RECORDED INFORMATION

::::

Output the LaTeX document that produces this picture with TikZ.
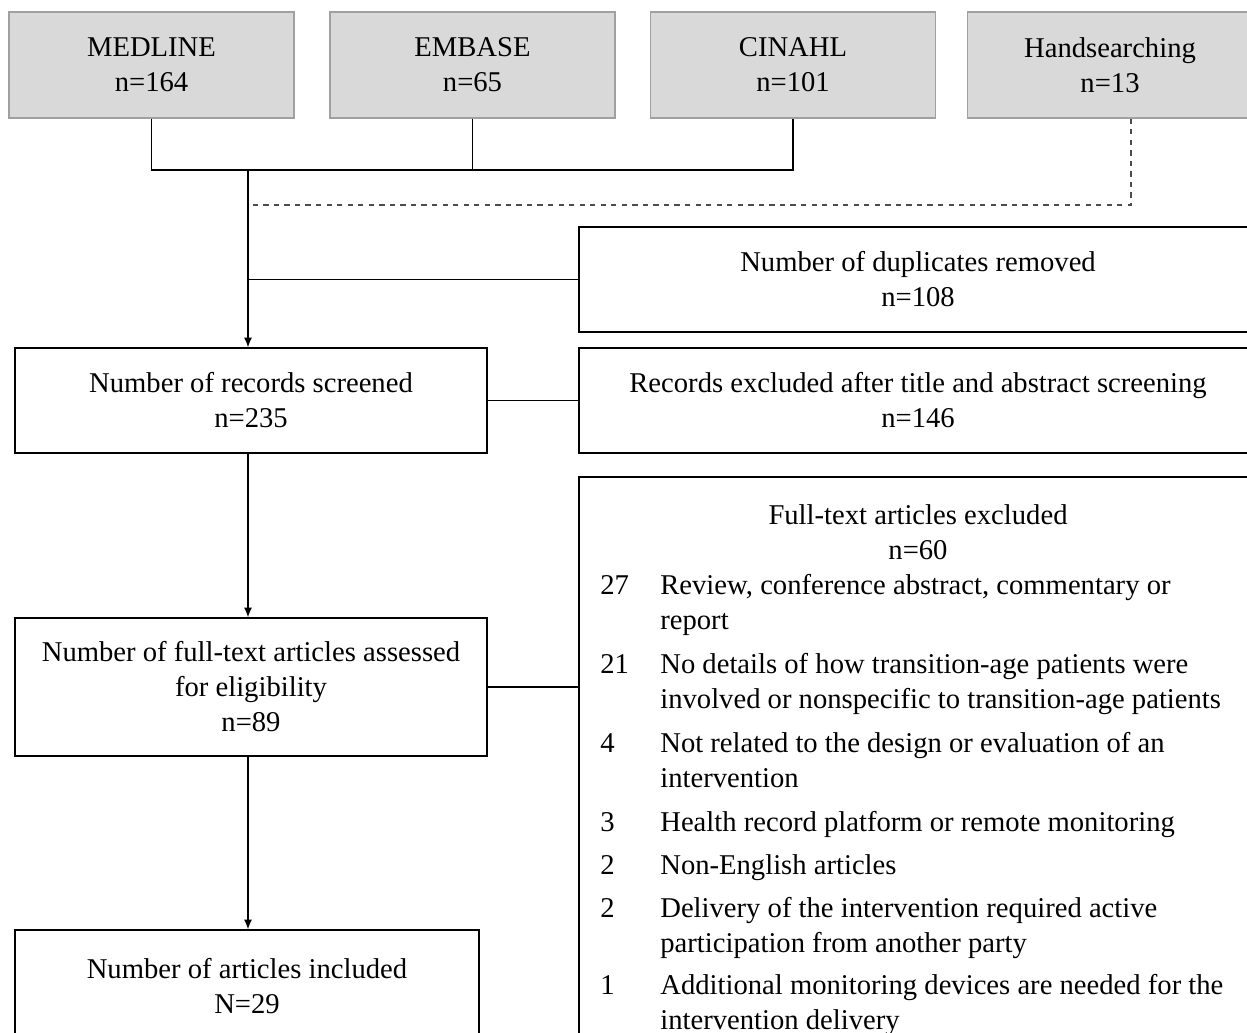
\documentclass[tikz,border=0pt]{standalone}
\usepackage{fontspec}
\setmainfont{Liberation Serif}
\usetikzlibrary{calc,positioning,arrows.meta}
\definecolor{boxgray}{HTML}{D9D9D9}
\definecolor{edgegray}{HTML}{A0A0A0}

\begin{document}
\begin{tikzpicture}[x=0.02cm,y=-0.02cm,
  font=\fontsize{16.3}{19.9}\selectfont,
  dbbox/.style={draw=edgegray,fill=boxgray,line width=0.75pt,align=center,
    minimum width=5.7cm,minimum height=2.12cm,inner sep=0pt,
    execute at begin node={\rule{0pt}{14.5pt}}},
  stagebox/.style={draw,line width=0.75pt,align=center,inner sep=0pt,
    execute at begin node={\rule{0pt}{14.5pt}}},
  link/.style={line width=0.75pt},
  flow/.style={link,-{Latex[length=5.5pt,width=4.5pt]}}]
\useasboundingbox (0,0) rectangle (1247,1032);
\clip (0,0) rectangle (1247,1032);

% sources
\node[dbbox] (medline) at (151.5,65) {MEDLINE\\n=164};
\node[dbbox] (embase) at (472.5,65) {EMBASE\\n=65};
\node[dbbox] (cinahl) at (793,65) {CINAHL\\n=101};
\node[dbbox] (hand) at (1110,65) {Handsearching\\n=13};

% stages
\node[stagebox,minimum width=13.56cm,minimum height=2.1cm] (dupl) at (918,279.5)
  {Number of duplicates removed\\n=108};
\node[stagebox,minimum width=9.44cm,minimum height=2.1cm] (screened) at (251,400.5)
  {Number of records screened\\n=235};
\node[stagebox,minimum width=13.56cm,minimum height=2.1cm] (excl) at (918,400.5)
  {Records excluded after title and abstract screening\\n=146};
\node[stagebox,minimum width=9.44cm,minimum height=2.76cm] (fulltext) at (251,687)
  {Number of full-text articles assessed\\for eligibility\\n=89};
\node[stagebox,minimum width=9.28cm,minimum height=2.24cm] (included) at (247,986)
  {Number of articles included\\N=29};
\node[draw,line width=0.75pt,minimum width=13.56cm,minimum height=11.66cm] (ftexcl) at (918,768.5) {};

% reasons for exclusion
\node[anchor=north,inner sep=0pt] (fttitle) at (918,500)
  {\begin{tabular}{@{}c@{}}Full-text articles excluded\\n=60\end{tabular}};
\node[anchor=north west,inner sep=0pt] (ftlist) at (600,569.5)
  {\begin{tabular}{@{}p{1.2cm}@{}l@{}}
  27 & Review, conference abstract, commentary or\\
     & report\\[0.18cm]
  21 & No details of how transition-age patients were\\
     & involved or nonspecific to transition-age patients\\[0.18cm]
  4  & Not related to the design or evaluation of an\\
     & intervention\\[0.18cm]
  3  & Health record platform or remote monitoring\\[0.16cm]
  2  & Non-English articles\\[0.16cm]
  2  & Delivery of the intervention required active\\
     & participation from another party\\[0.16cm]
  1  & Additional monitoring devices are needed for the\\
     & intervention delivery
  \end{tabular}};

% connectors
\coordinate (trunk) at (248,170);
\coordinate (dashjoin) at (248,205);
\draw[link] (medline.south) |- (cinahl.south |- trunk) -- (cinahl.south);
\draw[link] (embase.south) -- (embase.south |- trunk);
\draw[link,dashed,draw=black!70] ($(hand.south)+(21,0)$) |- (dashjoin);
\draw[flow] (trunk) -- (trunk |- screened.north);
\draw[link] (dupl.west) -- (dupl.west -| trunk);
\draw[link] (screened.east) -- (excl.west);
\draw[flow] (screened.south -| trunk) -- (trunk |- fulltext.north);
\draw[link] (fulltext.east) -- (fulltext.east -| ftexcl.west);
\draw[flow] (fulltext.south -| trunk) -- (trunk |- included.north);
\end{tikzpicture}
\end{document}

::::

BRIEF
Pictures stay out. Repeat only the lines from the beginning of the data through the line that has "(hand) at (1110,65)".

RESPONSE
Output the LaTeX document that produces this picture with TikZ.
\documentclass[tikz,border=0pt]{standalone}
\usepackage{fontspec}
\setmainfont{Liberation Serif}
\usetikzlibrary{calc,positioning,arrows.meta}
\definecolor{boxgray}{HTML}{D9D9D9}
\definecolor{edgegray}{HTML}{A0A0A0}

\begin{document}
\begin{tikzpicture}[x=0.02cm,y=-0.02cm,
  font=\fontsize{16.3}{19.9}\selectfont,
  dbbox/.style={draw=edgegray,fill=boxgray,line width=0.75pt,align=center,
    minimum width=5.7cm,minimum height=2.12cm,inner sep=0pt,
    execute at begin node={\rule{0pt}{14.5pt}}},
  stagebox/.style={draw,line width=0.75pt,align=center,inner sep=0pt,
    execute at begin node={\rule{0pt}{14.5pt}}},
  link/.style={line width=0.75pt},
  flow/.style={link,-{Latex[length=5.5pt,width=4.5pt]}}]
\useasboundingbox (0,0) rectangle (1247,1032);
\clip (0,0) rectangle (1247,1032);

% sources
\node[dbbox] (medline) at (151.5,65) {MEDLINE\\n=164};
\node[dbbox] (embase) at (472.5,65) {EMBASE\\n=65};
\node[dbbox] (cinahl) at (793,65) {CINAHL\\n=101};
\node[dbbox] (hand) at (1110,65) {Handsearching\\n=13};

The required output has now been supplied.